* [STATED EXERCISE]:
Count the lines below that contain the word "this" and give only the number.

* [Excerpt from a dataset]:
■ ■ ■ ■

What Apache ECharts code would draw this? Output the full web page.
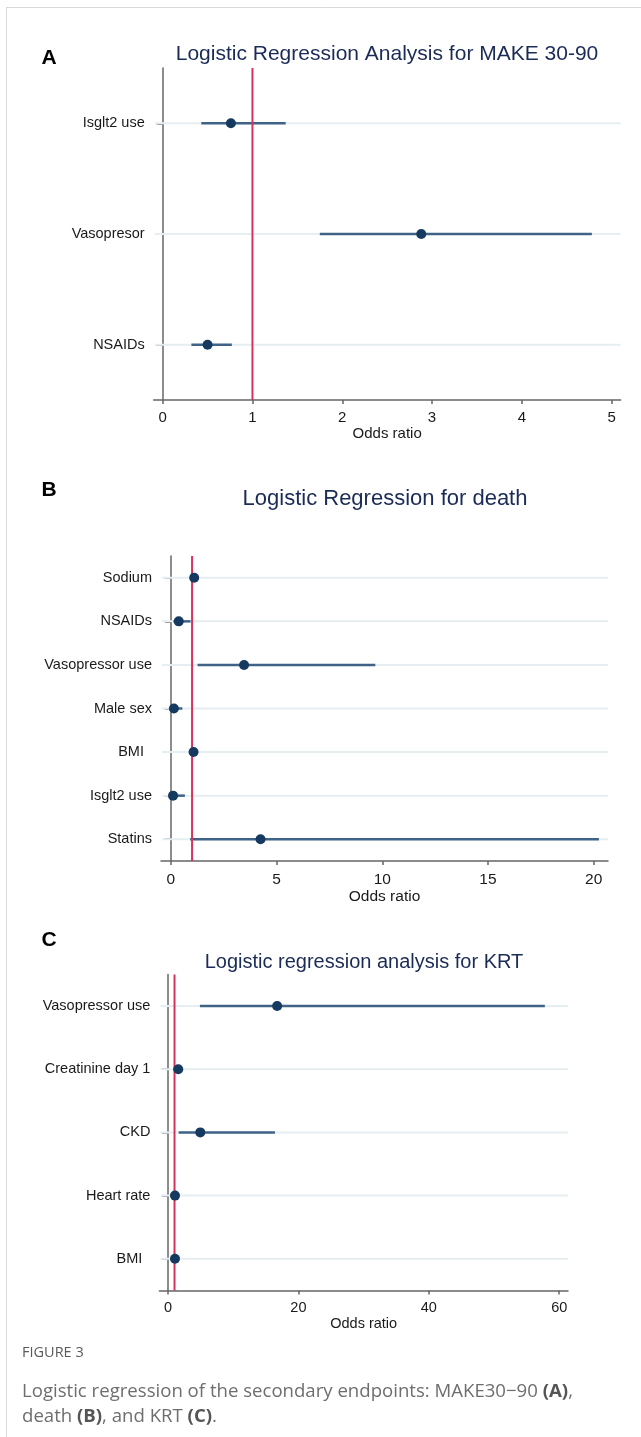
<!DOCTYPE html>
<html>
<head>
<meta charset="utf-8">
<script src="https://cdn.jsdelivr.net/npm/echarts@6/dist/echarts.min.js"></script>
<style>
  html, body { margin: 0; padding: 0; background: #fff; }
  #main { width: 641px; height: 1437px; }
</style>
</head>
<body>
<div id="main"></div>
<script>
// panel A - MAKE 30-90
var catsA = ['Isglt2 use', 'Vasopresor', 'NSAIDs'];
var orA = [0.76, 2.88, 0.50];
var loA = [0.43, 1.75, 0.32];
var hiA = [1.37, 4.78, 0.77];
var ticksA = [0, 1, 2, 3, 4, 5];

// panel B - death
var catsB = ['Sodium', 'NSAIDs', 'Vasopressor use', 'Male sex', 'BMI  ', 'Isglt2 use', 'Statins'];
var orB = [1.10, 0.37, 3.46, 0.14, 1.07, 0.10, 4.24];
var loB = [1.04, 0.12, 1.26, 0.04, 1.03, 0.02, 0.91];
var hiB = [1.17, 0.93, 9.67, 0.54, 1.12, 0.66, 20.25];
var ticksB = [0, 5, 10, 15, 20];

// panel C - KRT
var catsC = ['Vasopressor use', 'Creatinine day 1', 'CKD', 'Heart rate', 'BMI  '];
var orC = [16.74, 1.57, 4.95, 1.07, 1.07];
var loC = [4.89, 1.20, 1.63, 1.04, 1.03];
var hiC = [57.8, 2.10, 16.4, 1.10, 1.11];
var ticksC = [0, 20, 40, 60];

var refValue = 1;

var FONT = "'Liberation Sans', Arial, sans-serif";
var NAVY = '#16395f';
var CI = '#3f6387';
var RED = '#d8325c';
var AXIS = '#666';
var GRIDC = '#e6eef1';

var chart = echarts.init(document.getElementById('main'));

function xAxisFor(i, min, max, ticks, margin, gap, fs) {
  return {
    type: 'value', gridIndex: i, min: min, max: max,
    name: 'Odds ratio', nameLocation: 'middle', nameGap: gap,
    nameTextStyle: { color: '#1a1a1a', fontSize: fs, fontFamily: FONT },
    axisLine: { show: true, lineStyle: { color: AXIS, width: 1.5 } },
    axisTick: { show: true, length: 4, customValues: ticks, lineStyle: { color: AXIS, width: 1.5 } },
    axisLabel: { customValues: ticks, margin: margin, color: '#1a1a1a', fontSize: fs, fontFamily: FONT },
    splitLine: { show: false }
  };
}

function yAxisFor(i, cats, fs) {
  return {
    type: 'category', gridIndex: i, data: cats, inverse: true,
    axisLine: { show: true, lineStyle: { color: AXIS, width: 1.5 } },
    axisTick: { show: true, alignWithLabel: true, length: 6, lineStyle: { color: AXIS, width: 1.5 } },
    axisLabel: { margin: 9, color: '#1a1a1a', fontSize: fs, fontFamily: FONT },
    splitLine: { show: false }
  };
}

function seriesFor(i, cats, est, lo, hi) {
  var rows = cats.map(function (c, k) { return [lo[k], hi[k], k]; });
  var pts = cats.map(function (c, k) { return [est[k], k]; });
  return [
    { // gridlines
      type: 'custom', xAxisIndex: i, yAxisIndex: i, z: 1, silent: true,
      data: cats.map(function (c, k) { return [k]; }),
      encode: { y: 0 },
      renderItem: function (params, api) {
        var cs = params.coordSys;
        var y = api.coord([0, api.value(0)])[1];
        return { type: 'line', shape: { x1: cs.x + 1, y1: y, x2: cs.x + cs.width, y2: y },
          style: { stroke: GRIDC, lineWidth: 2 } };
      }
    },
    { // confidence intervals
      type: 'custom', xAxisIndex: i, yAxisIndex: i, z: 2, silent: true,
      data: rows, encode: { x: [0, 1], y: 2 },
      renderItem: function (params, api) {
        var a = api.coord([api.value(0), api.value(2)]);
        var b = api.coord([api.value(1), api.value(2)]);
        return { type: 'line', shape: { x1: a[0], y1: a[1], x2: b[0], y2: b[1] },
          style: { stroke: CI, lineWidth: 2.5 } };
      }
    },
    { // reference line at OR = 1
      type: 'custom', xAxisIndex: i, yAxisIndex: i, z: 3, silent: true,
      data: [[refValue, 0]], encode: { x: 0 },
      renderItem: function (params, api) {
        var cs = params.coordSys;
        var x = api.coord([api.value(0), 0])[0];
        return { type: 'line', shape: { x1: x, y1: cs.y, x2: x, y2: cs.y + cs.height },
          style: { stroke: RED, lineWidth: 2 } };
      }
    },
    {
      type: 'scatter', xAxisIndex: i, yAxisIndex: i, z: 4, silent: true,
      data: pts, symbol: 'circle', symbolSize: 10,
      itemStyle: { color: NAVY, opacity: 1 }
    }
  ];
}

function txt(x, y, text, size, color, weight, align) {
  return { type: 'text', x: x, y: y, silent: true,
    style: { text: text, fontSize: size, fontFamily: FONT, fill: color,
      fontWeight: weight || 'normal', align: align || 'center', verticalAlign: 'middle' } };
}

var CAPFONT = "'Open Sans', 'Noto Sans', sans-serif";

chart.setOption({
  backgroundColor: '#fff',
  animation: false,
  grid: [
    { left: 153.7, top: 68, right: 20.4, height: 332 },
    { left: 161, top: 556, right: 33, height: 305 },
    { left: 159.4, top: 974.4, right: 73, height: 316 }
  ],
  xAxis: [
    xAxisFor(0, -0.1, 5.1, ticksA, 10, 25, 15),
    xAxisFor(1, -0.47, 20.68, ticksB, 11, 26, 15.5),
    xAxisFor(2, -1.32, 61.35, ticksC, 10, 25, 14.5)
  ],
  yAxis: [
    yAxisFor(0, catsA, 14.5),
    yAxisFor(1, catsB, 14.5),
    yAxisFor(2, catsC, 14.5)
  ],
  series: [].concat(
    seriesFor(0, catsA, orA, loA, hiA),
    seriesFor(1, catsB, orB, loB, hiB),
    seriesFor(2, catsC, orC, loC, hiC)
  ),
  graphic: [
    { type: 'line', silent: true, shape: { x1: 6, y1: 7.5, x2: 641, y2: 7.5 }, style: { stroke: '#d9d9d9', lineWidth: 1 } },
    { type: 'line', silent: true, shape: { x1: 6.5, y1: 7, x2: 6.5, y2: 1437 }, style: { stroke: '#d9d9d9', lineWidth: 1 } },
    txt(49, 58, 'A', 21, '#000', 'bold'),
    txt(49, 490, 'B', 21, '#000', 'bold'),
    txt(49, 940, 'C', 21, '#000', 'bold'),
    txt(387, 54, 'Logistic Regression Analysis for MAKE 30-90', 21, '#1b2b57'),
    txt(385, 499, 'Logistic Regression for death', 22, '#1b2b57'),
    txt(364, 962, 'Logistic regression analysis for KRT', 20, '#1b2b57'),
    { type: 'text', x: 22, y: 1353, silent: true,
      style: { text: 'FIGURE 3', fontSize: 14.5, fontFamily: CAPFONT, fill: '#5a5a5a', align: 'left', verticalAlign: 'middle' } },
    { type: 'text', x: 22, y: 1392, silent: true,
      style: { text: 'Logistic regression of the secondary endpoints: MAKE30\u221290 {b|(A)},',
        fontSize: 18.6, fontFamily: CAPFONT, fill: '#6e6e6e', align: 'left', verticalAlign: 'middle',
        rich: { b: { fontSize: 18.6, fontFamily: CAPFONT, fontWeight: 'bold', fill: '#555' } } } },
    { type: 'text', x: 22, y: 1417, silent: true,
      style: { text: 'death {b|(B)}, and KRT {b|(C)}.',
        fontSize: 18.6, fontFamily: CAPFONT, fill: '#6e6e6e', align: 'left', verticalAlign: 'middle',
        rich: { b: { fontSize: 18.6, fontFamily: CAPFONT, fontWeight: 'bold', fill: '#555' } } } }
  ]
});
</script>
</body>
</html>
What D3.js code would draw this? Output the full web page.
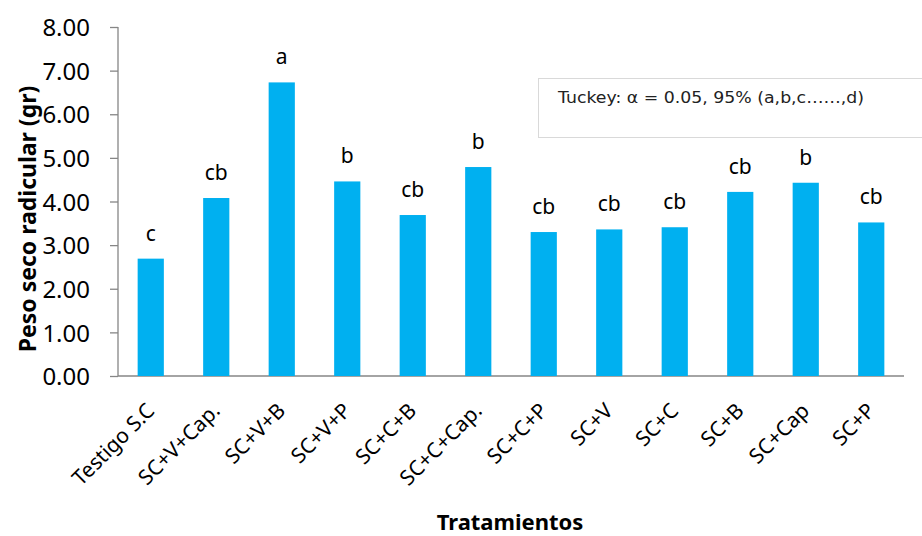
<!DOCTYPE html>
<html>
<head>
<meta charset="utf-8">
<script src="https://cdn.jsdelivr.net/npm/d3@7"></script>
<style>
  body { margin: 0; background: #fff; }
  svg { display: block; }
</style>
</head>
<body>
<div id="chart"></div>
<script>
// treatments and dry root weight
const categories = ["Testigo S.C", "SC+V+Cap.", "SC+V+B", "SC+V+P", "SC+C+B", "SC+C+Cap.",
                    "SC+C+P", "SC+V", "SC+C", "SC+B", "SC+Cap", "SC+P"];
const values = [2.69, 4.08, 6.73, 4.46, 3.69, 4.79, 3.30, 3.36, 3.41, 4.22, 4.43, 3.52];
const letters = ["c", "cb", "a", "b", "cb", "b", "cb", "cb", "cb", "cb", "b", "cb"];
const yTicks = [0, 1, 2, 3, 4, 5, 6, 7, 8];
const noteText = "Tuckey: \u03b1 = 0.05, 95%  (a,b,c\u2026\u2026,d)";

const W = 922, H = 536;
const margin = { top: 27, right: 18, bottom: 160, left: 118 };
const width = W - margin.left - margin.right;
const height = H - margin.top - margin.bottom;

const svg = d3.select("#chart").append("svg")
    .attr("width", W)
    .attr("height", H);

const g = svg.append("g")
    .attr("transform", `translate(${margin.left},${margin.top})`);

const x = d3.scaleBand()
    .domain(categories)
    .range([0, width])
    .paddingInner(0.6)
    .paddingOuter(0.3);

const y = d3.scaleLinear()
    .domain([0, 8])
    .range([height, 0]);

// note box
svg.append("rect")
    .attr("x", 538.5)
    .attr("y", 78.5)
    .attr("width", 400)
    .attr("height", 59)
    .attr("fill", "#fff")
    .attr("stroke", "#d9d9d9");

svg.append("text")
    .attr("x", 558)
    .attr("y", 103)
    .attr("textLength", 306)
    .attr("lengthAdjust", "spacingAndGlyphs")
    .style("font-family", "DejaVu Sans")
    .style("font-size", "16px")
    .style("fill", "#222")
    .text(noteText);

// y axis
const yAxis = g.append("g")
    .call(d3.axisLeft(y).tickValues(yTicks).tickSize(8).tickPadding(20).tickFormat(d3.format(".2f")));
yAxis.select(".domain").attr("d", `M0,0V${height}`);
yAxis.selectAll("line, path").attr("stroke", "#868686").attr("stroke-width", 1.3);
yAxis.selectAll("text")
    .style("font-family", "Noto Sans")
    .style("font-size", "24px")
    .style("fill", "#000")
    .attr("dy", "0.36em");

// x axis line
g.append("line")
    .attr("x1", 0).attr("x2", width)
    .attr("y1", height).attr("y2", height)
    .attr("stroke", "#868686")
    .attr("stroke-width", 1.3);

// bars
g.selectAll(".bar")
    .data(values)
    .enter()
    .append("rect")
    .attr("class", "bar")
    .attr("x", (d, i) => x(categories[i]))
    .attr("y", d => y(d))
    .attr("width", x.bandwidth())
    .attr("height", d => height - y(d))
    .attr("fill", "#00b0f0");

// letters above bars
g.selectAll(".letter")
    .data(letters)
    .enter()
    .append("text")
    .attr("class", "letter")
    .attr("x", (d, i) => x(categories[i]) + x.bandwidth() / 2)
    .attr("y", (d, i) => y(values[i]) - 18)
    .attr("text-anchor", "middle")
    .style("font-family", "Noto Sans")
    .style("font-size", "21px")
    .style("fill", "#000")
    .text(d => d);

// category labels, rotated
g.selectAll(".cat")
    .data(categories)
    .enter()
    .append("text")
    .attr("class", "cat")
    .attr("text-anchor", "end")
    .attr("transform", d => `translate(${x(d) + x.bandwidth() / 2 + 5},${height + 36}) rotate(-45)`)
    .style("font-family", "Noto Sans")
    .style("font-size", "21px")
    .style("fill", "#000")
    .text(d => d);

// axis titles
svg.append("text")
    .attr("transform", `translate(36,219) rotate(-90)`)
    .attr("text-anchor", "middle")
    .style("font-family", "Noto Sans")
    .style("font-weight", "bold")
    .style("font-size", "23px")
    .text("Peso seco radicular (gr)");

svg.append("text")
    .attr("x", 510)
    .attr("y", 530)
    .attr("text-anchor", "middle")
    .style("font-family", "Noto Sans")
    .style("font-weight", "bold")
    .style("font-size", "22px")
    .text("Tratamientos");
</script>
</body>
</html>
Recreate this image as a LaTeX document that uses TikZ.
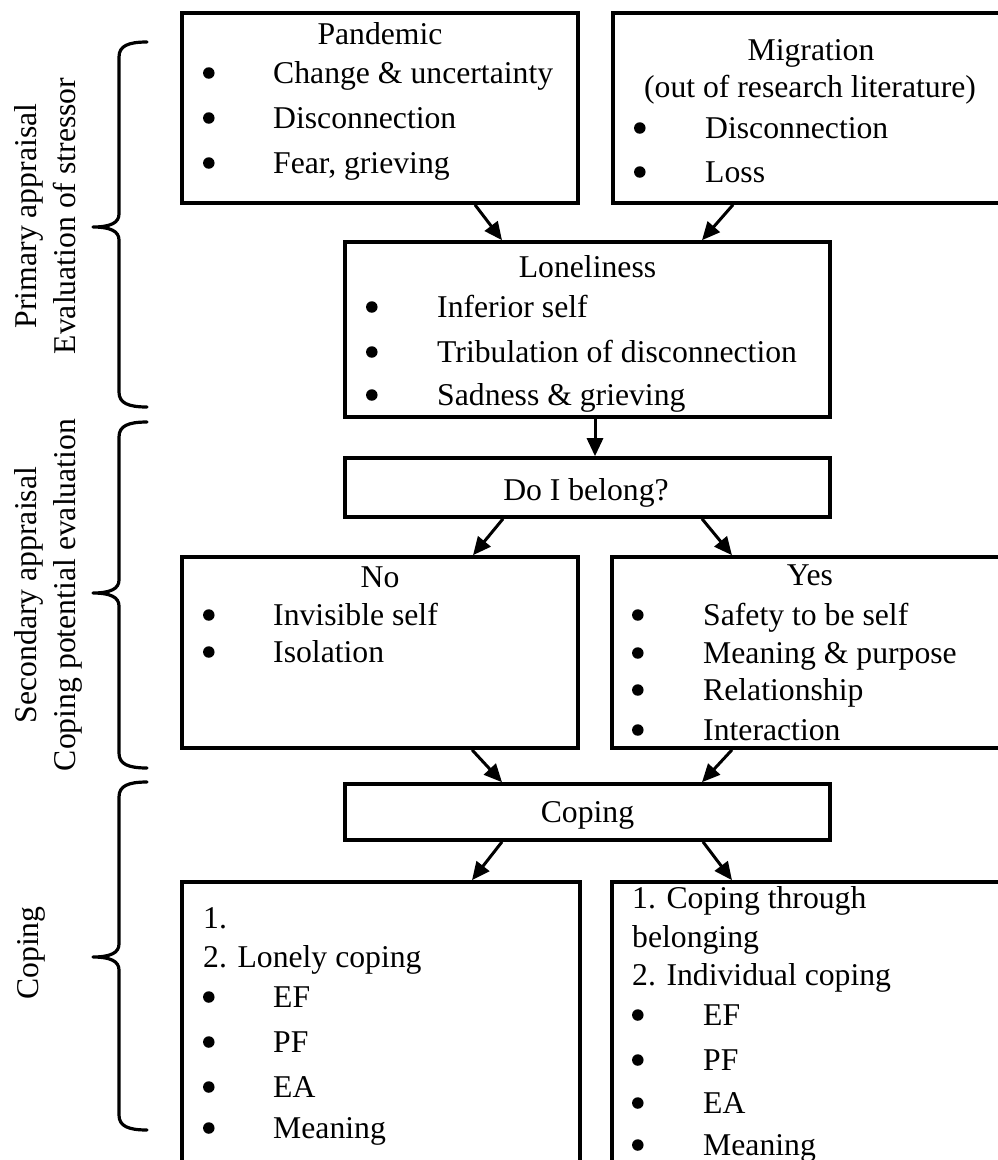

■ ■ ■ ■

* [RESPONSE TO THE TASK]:
3